Follow-up to my TSA posting

Yesterday I ended up having a spiky exchange with a TSA agent who treated me in a pompous and dickish manner. There was no need for her to have behaved that way, it is actually quite easy to not be a dick. However, I remain fairly convinced that the entire paranoia-based training ethos of groups like the TSA, coupled with the need to hire people who will show that they can be unvarying enforcers of petty regulations, is very likely to result in those hired people determining that being a dick is actually OK, and might even be required.

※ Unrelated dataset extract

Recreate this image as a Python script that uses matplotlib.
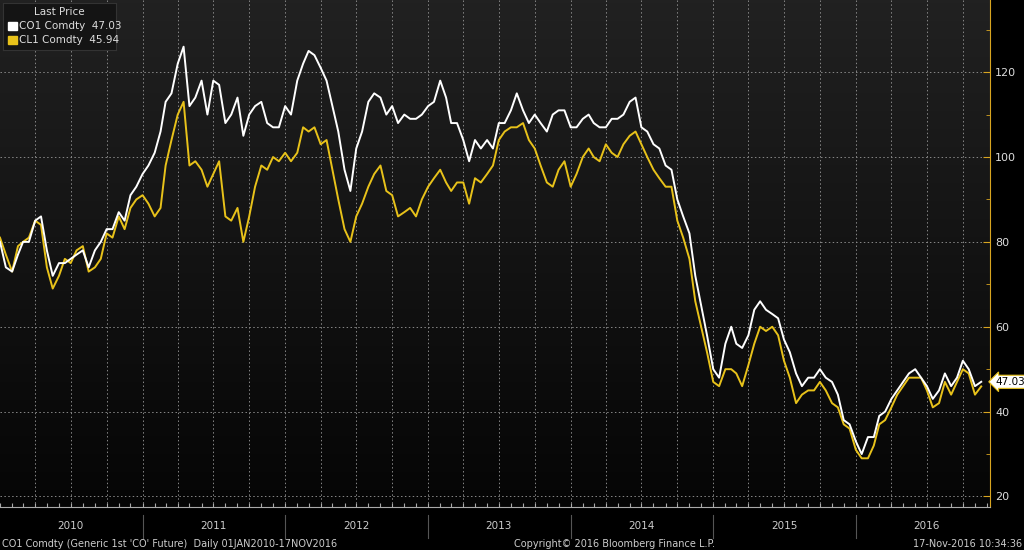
import numpy as np
import pandas as pd
import matplotlib
matplotlib.use("Agg")
import matplotlib.pyplot as plt
import matplotlib.dates as mdates

# semi-monthly readings (1st and 16th of each month), Jan 2010 - Nov 2016
brent = [
    80, 74, 73, 77, 80, 80, 85, 86, 78, 72, 75, 75, 76, 77, 78, 74, 78, 80, 83, 83, 87, 85, 91, 93,
    96, 98, 101, 106, 113, 115, 122, 126, 112, 114, 118, 110, 118, 117, 108, 110, 114, 105, 110, 112, 113, 108, 107, 107,
    112, 110, 118, 122, 125, 124, 121, 118, 112, 106, 97, 92, 102, 106, 113, 115, 114, 110, 112, 108, 110, 109, 109, 110,
    112, 113, 118, 114, 108, 108, 104, 99, 104, 102, 104, 102, 108, 108, 111, 115, 111, 108, 110, 108, 106, 110, 111, 111,
    107, 107, 109, 110, 108, 107, 107, 109, 109, 110, 113, 114, 107, 106, 103, 102, 98, 97, 90, 86, 82, 72, 65, 58,
    50, 48, 56, 60, 56, 55, 58, 64, 66, 64, 63, 62, 57, 54, 49, 46, 48, 48, 50, 48, 47, 44, 38, 37,
    33, 30, 34, 34, 39, 40, 43, 45, 47, 49, 50, 48, 46, 43, 45, 49, 46, 48, 52, 50, 46, 47.03,
]
wti = [
    81, 77, 73, 79, 80, 81, 85, 84, 74, 69, 72, 76, 75, 78, 79, 73, 74, 76, 82, 81, 86, 83, 88, 90,
    91, 89, 86, 88, 98, 104, 110, 113, 98, 99, 97, 93, 96, 99, 86, 85, 88, 80, 86, 93, 98, 97, 100, 99,
    101, 99, 101, 107, 106, 107, 103, 104, 97, 90, 83, 80, 86, 89, 93, 96, 98, 92, 91, 86, 87, 88, 86, 90,
    93, 95, 97, 94, 92, 94, 94, 89, 95, 94, 96, 98, 104, 106, 107, 107, 108, 104, 102, 98, 94, 93, 97, 99,
    93, 96, 100, 102, 100, 99, 103, 101, 100, 103, 105, 106, 103, 100, 97, 95, 93, 93, 85, 81, 76, 66, 60, 54,
    47, 46, 50, 50, 49, 46, 51, 56, 60, 59, 60, 58, 52, 48, 42, 44, 45, 45, 47, 45, 42, 41, 37, 36,
    31, 29, 29, 32, 37, 38, 41, 44, 46, 48, 48, 48, 45, 41, 42, 47, 44, 47, 50, 49, 44, 45.94,
]
months = pd.date_range("2010-01-01", "2016-11-01", freq="MS")
dates = []
for m in months:
    dates.append(m)
    dates.append(m + pd.Timedelta(days=15))
dates[-1] = pd.Timestamp("2016-11-17")

years = list(range(2010, 2017))
yticks = [20, 40, 60, 80, 100, 120]

fig = plt.figure(figsize=(10.24, 5.5), dpi=100, facecolor="black")
ax = fig.add_axes([0.0, 0.078, 0.967, 0.922])
ax.set_facecolor("black")
grad = np.linspace(0.13, 0.02, 256).reshape(-1, 1)
ax.imshow(np.dstack([grad, grad, grad]), extent=[0, 1, 0, 1], transform=ax.transAxes,
          aspect="auto", zorder=0)

ax.plot(dates, wti, color="#e8c21a", lw=1.4, zorder=3)
ax.plot(dates, brent, color="white", lw=1.4, zorder=4)

ax.set_xlim(pd.Timestamp("2010-01-01"), pd.Timestamp("2016-12-10"))
ax.set_ylim(17.5, 137)
ax.yaxis.tick_right()
ax.set_yticks(yticks)
ax.set_yticks(range(30, 131, 20), minor=True)
ax.tick_params(axis="y", colors="#d9a520", labelcolor="#dddddd", labelsize=8, length=5, direction="in")
ax.tick_params(axis="y", which="minor", colors="#d9a520", length=3, direction="in")
ax.xaxis.set_major_locator(mdates.MonthLocator())
ax.xaxis.set_major_formatter(plt.NullFormatter())
ax.tick_params(axis="x", colors="#aaaaaa", length=3, direction="in")
for s in ["top", "left"]:
    ax.spines[s].set_visible(False)
ax.spines["right"].set_color("#d9a520")
ax.spines["bottom"].set_color("#aaaaaa")

for y in yticks:
    ax.axhline(y, color="#888888", lw=0.7, ls=(0, (1.5, 2.5)), zorder=1)
for q in pd.date_range("2010-04-01", "2016-10-01", freq="QS"):
    ax.axvline(q, color="#888888", lw=0.7, ls=(0, (1.5, 2.5)), zorder=1)

# year labels and separators under the axis
for yr in years:
    mid = mdates.date2num(pd.Timestamp(f"{yr}-07-01"))
    ax.text(mid, -0.028, str(yr), transform=ax.get_xaxis_transform(), ha="center", va="top",
            color="#cccccc", fontsize=7.5, family="Liberation Sans Narrow")
    if yr > 2010:
        x0 = mdates.date2num(pd.Timestamp(f"{yr}-01-01"))
        ax.plot([x0, x0], [-0.015, -0.06], transform=ax.get_xaxis_transform(),
                color="#555555", lw=0.8, clip_on=False)

# last price tag
ax.annotate("47.03", xy=(1.0, brent[-1]), xycoords=("axes fraction", "data"), xytext=(4, 0),
            textcoords="offset points", va="center", ha="left", fontsize=7.5, color="black",
            bbox=dict(boxstyle="larrow,pad=0.15", fc="white", ec="#e8c21a", lw=0.8),
            annotation_clip=False)

# legend box
lg = fig.add_axes([0.003, 0.91, 0.11, 0.085])
lg.set_facecolor("#141414")
lg.set_xticks([]); lg.set_yticks([])
for s in lg.spines.values():
    s.set_color("#333333")
lg.set_xlim(0, 1); lg.set_ylim(0, 1)
lg.text(0.5, 0.8, "Last Price", ha="center", va="center", color="#dddddd", fontsize=7.5)
lg.add_patch(plt.Rectangle((0.04, 0.42), 0.08, 0.17, color="white"))
lg.text(0.14, 0.5, "CO1 Comdty  47.03", va="center", color="#dddddd", fontsize=7.5)
lg.add_patch(plt.Rectangle((0.04, 0.12), 0.08, 0.17, color="#e8c21a"))
lg.text(0.14, 0.2, "CL1 Comdty  45.94", va="center", color="#dddddd", fontsize=7.5)

fn = dict(color="#cccccc", fontsize=7, family="Liberation Sans Narrow")
fig.text(0.002, 0.006, "CO1 Comdty (Generic 1st 'CO' Future)  Daily 01JAN2010-17NOV2016", **fn)
fig.text(0.6, 0.006, "Copyright\u00a9 2016 Bloomberg Finance L.P.", ha="center", **fn)
fig.text(0.998, 0.006, "17-Nov-2016 10:34:36", ha="right", **fn)

fig.savefig("out.png", dpi=100, facecolor="black")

Dickish behavior aside, my main frustration with the sudden confiscation of my toothpaste was that I was being treated to a prima facie example of totally inconsistent application of rules. For the last 3 months I have been shuttling backwards and forwards most weeks to Kentucky via DFW, and for nearly all of those trips, I came through the same outbound gate at DFW. I was carrying an identical tube of the same brand of toothpaste all of that time (with varying amounts of toothpaste in it), and yet not once was I stopped and informed that this was a breach of the rules. Not in DFW, not in Louisville KY.
Of course, the sudden change in the level of enforcement might have had something to do with the fact that there was a completely different crew of TSA people at that gate on Sunday, a crew who clearly had a far more humorless and censorious approach to enforcement. I was brusquely told that I could not put my shoes in the same container as my toiletries, and when I asked why, I was informed “new rules last week”, in a tone of voice that suggested that it probably would have sounded a whole lot better in the original German.
and lo and behold, when sat down in the regional jet en route to Louisville, I was informed in similarly brusque terms that I could not put my laptop on my lap for takeoff. It had to be “stowed”. By this time I had had quite enough of petty officialdom, and having swapped seats, I told the flight attendant “you give me my bag, I will stow it”. I then ended up being told that my stowing the bag next to me on the floor was insufficient, and it had to be under the seat in front. So I jammed it under the seat in front.
All the time this was happening, with the plane taxiing, the woman across the aisle was talking to somebody on her cellphone…and she continued to talk to the other person until the plane was several hundred feet in the air.
My respect for authority is formed on the basis of equitable enforcement of sensible rules, by people who don’t behave like dicks. Respect is not given, it is earned.
None of the groups of authority figures that I interacted with on Sunday at D/FW airport did anything to cause me to respect their actions. They were attempting to enforce arbitrary and non-sensible rules (strike 1), hopelessly inconsistently (strike 2) and were being dickish about it (strike 3).
All of this is part of the charade that Bruce Schneier memorably termed “security theater”, an expensive, time-consuming and irksome game of charades designed to create the illusion of order and safety, while assuring neither. Schneier’s essay is as applicable now as it was when he wrote it in 2009.